Farmers on the Front Line

It’s easy to discuss climate impact in statistics. It’s harder to talk about the people adjusting in real time.

Many Cuban tobacco farmers are experimenting—organic composting, improved drainage, shade management, even revised harvest windows. These aren’t quick fixes. They’re survival strategies passed through families that have farmed the same land for over a century.

But adaptation has limits when resources are scarce and nature becomes unpredictable.

What This Means for the Cigars You Smoke

For Cigar Lovers, the impact won’t always be obvious. A blend might still taste excellent—but slightly different. A wrapper may feel less oily. A familiar cigar might burn faster, or demand more aging.

These aren’t flaws. They’re signals.

Cuban cigars are living products. Climate and soil shape them year by year. The idea of a “classic” profile may slowly evolve, not by design, but by necessity.

Can Tradition Survive Environmental Change?

The question isn’t whether Cuban tobacco will disappear. It won’t. The question is how it will change.

History suggests adaptation is part of the Cigar Story. Tobacco has survived wars, trade bans, and economic upheaval. Climate change is simply the next challenge—arguably the most complex one yet.

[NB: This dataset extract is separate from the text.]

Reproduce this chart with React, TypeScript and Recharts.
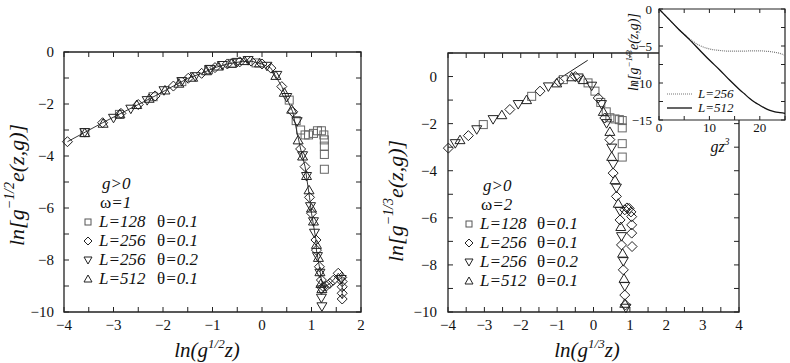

Preserving quality now depends as much on environmental stewardship as craftsmanship.

Smoke That Tells a Story

Every cigar carries more than flavor. It carries weather patterns, soil conditions, and the decisions farmers made long before the leaf reached a humidor.

As the climate shifts, so does the story in the smoke.

Understanding that doesn’t diminish the experience. It deepens it.

Because appreciating cigars has never been just about what you taste—it’s about knowing where it came from, and what it endured to reach your hands.